Young accused me — but really he was accusing my generation of state educated pupils — of being an ‘automaton’ who is ‘programmed to vote Labour’ because I accept ‘the prevailing orthodoxies of the Blob (Michael Gove’s word for the education establishment)… without a murmur of dissent.’ He went on to say that this is a result of my left-wing teachers being ‘highly selective about what they’ve encouraged [me] to think critically about’. As a result, I and hundreds of thousands like me simply regurgitate ‘left wing dogma’.
These claims are straight out of Michael Gove’s School of ‘Blame the Marxist teachers for anything and everything’ (earlier this year Michael Gove slammed his critics as ‘Marxist teachers hell bent on destroying our schools’, branding them the ‘Enemies of Promise’). Young’s critique is utterly bizarre. Of course, the scepticism of student bodies across the country has nothing to do with the fact that a right wing government took away their weekly Educational Maintenance Allowance. Likewise, it has nothing to do with the trebling of university fees. And it has nothing to do with cuts and austerity that are tearing communities apart. Don’t be silly! Those pesky Marxist teachers with their selective teaching methods are to blame!
What Gove and Young seem to overlook is that political opinions are formed outside the classroom, more so, certainly, than they are formed within. After all, how much politics can actually take place in a classroom, compared say to the bus, the street, the shop or the home? Given Gove and Young’s shared interest in ‘broadening’ education, I find their oversight in this respect a bit odd.

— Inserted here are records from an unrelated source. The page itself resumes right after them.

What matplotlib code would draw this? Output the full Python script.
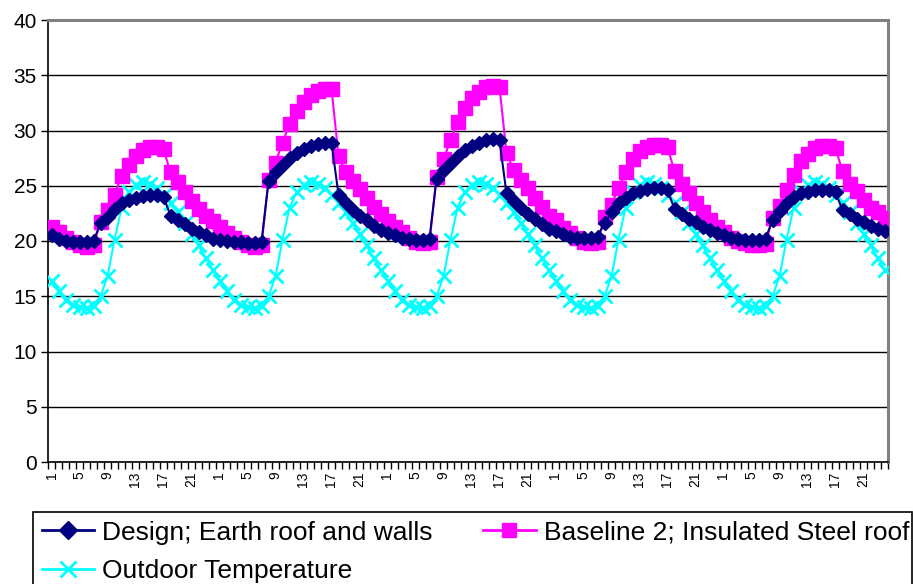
import matplotlib
matplotlib.use("Agg")
import matplotlib.pyplot as plt
from matplotlib.patches import Rectangle
from matplotlib.lines import Line2D

plt.rcParams['font.family'] = ['Liberation Sans', 'DejaVu Sans']

# hour-of-day category labels (5 days x 24 h)
hours = [h for d in range(5) for h in range(1, 25)]

design_d1 = [20.5, 20.2, 20.0, 19.9, 19.9, 19.9, 20.0, 21.6, 22.2, 22.9, 23.4, 23.7, 23.9, 24.1, 24.2, 24.2, 24.0, 22.3, 21.9, 21.5, 21.1, 20.8, 20.5, 20.2]
design_d2 = [20.1, 20.0, 19.9, 19.9, 19.8, 19.8, 19.9, 25.4, 26.2, 26.9, 27.5, 28.0, 28.3, 28.6, 28.8, 28.9, 28.9, 24.2, 23.4, 22.8, 22.3, 21.9, 21.4, 21.0]
design_d3 = [20.7, 20.5, 20.3, 20.2, 20.1, 20.1, 20.2, 25.6, 26.4, 27.1, 27.7, 28.2, 28.6, 28.9, 29.1, 29.2, 29.1, 24.3, 23.6, 23.0, 22.4, 22.0, 21.5, 21.1]
design_d4 = [20.9, 20.6, 20.4, 20.3, 20.3, 20.3, 20.4, 21.6, 22.6, 23.4, 23.9, 24.3, 24.5, 24.7, 24.8, 24.8, 24.6, 22.9, 22.4, 22.0, 21.7, 21.3, 21.0, 20.7]
design_d5 = [20.5, 20.3, 20.2, 20.1, 20.1, 20.1, 20.2, 21.9, 22.7, 23.4, 24.0, 24.3, 24.4, 24.6, 24.6, 24.6, 24.4, 22.8, 22.4, 22.0, 21.7, 21.4, 21.1, 20.9]

baseline_d1 = [21.3, 20.8, 20.3, 19.9, 19.6, 19.5, 19.6, 21.7, 22.8, 24.2, 25.9, 26.9, 27.7, 28.2, 28.5, 28.5, 28.3, 26.2, 25.3, 24.4, 23.6, 22.9, 22.3, 21.8]
baseline_d2 = [21.3, 20.7, 20.3, 19.9, 19.6, 19.5, 19.6, 25.5, 27.1, 28.9, 30.6, 31.8, 32.6, 33.2, 33.6, 33.8, 33.8, 27.7, 26.2, 25.4, 24.7, 23.9, 23.1, 22.4]
baseline_d3 = [21.8, 21.3, 20.8, 20.3, 19.9, 19.8, 19.9, 25.8, 27.4, 29.1, 30.8, 32.0, 32.9, 33.5, 33.9, 34.0, 33.9, 28.0, 26.4, 25.5, 24.8, 23.9, 23.1, 22.3]
baseline_d4 = [21.9, 21.2, 20.7, 20.3, 19.9, 19.8, 19.9, 22.2, 23.3, 24.8, 26.2, 27.4, 28.1, 28.5, 28.7, 28.7, 28.5, 26.3, 25.2, 24.3, 23.4, 22.6, 21.9, 21.3]
baseline_d5 = [20.8, 20.3, 20.0, 19.8, 19.6, 19.6, 19.7, 22.1, 23.2, 24.6, 26.0, 27.2, 27.9, 28.4, 28.6, 28.6, 28.4, 26.3, 25.2, 24.5, 23.7, 23.0, 22.6, 22.1]

outdoor_d1 = [16.4, 15.5, 14.7, 14.2, 14.0, 13.9, 14.1, 15.0, 16.8, 20.1, 23.0, 24.4, 25.1, 25.3, 25.2, 24.8, 24.2, 23.4, 22.6, 21.6, 20.6, 19.6, 18.5, 17.4]
outdoor_d2 = [16.4, 15.5, 14.7, 14.2, 14.0, 13.9, 14.1, 15.0, 16.8, 20.1, 23.0, 24.4, 25.1, 25.3, 25.2, 24.8, 24.2, 23.4, 22.6, 21.6, 20.6, 19.6, 18.5, 17.4]
outdoor_d3 = [16.4, 15.5, 14.7, 14.2, 14.0, 13.9, 14.1, 15.0, 16.8, 20.1, 23.0, 24.4, 25.1, 25.3, 25.2, 24.8, 24.2, 23.4, 22.6, 21.6, 20.6, 19.6, 18.5, 17.4]
outdoor_d4 = [16.4, 15.5, 14.7, 14.2, 14.0, 13.9, 14.1, 15.0, 16.8, 20.1, 23.0, 24.4, 25.1, 25.3, 25.2, 24.8, 24.2, 23.4, 22.6, 21.6, 20.6, 19.6, 18.5, 17.4]
outdoor_d5 = [16.4, 15.5, 14.7, 14.2, 14.0, 13.9, 14.1, 15.0, 16.8, 20.1, 23.0, 24.4, 25.1, 25.3, 25.2, 24.8, 24.2, 23.4, 22.6, 21.6, 20.6, 19.6, 18.5, 17.4]

design = design_d1 + design_d2 + design_d3 + design_d4 + design_d5
baseline = baseline_d1 + baseline_d2 + baseline_d3 + baseline_d4 + baseline_d5
outdoor = outdoor_d1 + outdoor_d2 + outdoor_d3 + outdoor_d4 + outdoor_d5

labels = ["Design; Earth roof and walls", "Baseline 2; Insulated Steel roof", "Outdoor Temperature"]

W, H = 913, 584
fig = plt.figure(figsize=(W / 100, H / 100), dpi=100)
ax = fig.add_axes([48 / W, 1 - 462 / H, 840 / W, 442 / H])

x = list(range(1, len(hours) + 1))
NAVY, MAG, CYAN = '#000080', '#FF00FF', '#00FFFF'

ax.plot(x, outdoor, color=CYAN, lw=1.5, marker='x', ms=10, mew=2, zorder=3)
ax.plot(x, baseline, color=MAG, lw=1.5, marker='s', ms=10, mec=MAG, zorder=4)
ax.plot(x, design, color=NAVY, lw=1.5, marker='D', ms=7.5, mec=NAVY, zorder=5)

ax.set_xlim(0.5, len(hours) + 0.5)
ax.set_ylim(0, 40)
ax.set_yticks(range(0, 45, 5))
ax.yaxis.grid(True, color='black', lw=1)
ax.set_axisbelow(True)

major = [i for i in x if (hours[i - 1] - 1) % 4 == 0]
ax.set_xticks(major)
ax.set_xticklabels([str(hours[i - 1]) for i in major], rotation=90, fontsize=10)
ax.set_xticks([i + 0.5 for i in range(0, len(hours) + 1)], minor=True)
ax.tick_params(axis='x', which='major', length=0, pad=7)
ax.tick_params(axis='x', which='minor', length=5, width=1, direction='out', color='black')
ax.tick_params(axis='y', length=5, width=1, labelsize=15, pad=3, color='black')

for s in ['top', 'right']:
    ax.spines[s].set_color('#808080')
    ax.spines[s].set_linewidth(2.2)
for s in ['left', 'bottom']:
    ax.spines[s].set_color('black')
    ax.spines[s].set_linewidth(1.2)

# legend
fig.patches.append(Rectangle((33 / W, -0.1), 879 / W, 0.1 + 1 - 512 / H,
                             transform=fig.transFigure, fill=False,
                             edgecolor='black', lw=1.2))
handles = [
    Line2D([], [], color=NAVY, lw=2, marker='D', ms=9, mec=NAVY),
    Line2D([], [], color=MAG, lw=2, marker='s', ms=10, mec=MAG),
    Line2D([], [], color=CYAN, lw=2, marker='x', ms=11, mew=2),
]
leg = fig.legend([handles[0], handles[2], handles[1]],
                 [labels[0], labels[2], labels[1]],
                 ncol=2, loc='upper left', bbox_to_anchor=(39 / W, 1 - 518 / H),
                 frameon=False, fontsize=19, handlelength=2.0, handletextpad=0.3,
                 columnspacing=1.9, labelspacing=0.55, borderpad=0.1, borderaxespad=0)

fig.savefig('out.png', dpi=100)
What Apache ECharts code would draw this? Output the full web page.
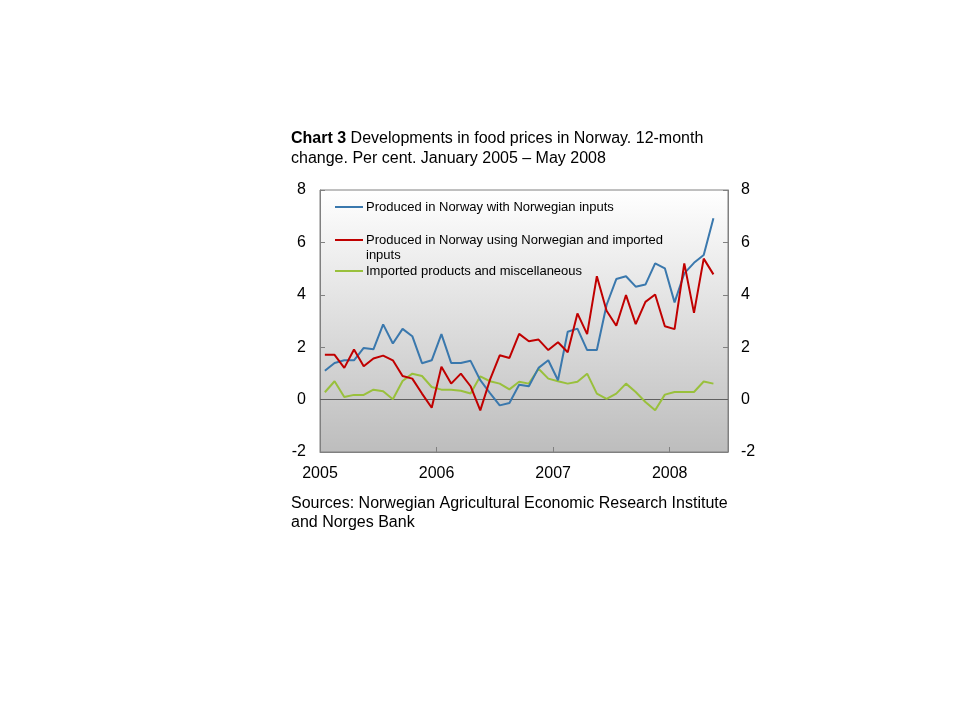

If ever we were programmed by the educational establishment to do anything, it would be to be sceptical of all political parties; indeed, it was Labour that introduced university top-up fees. Many students are suspicious of the entire political establishment, irrespective of which party is in power. There is a feeling of ‘them vs us’, and comfortable right wing commentators, with access to far greater platforms than a first year undergraduate at the LSE could hope for, belong firmly in the ‘them’ category.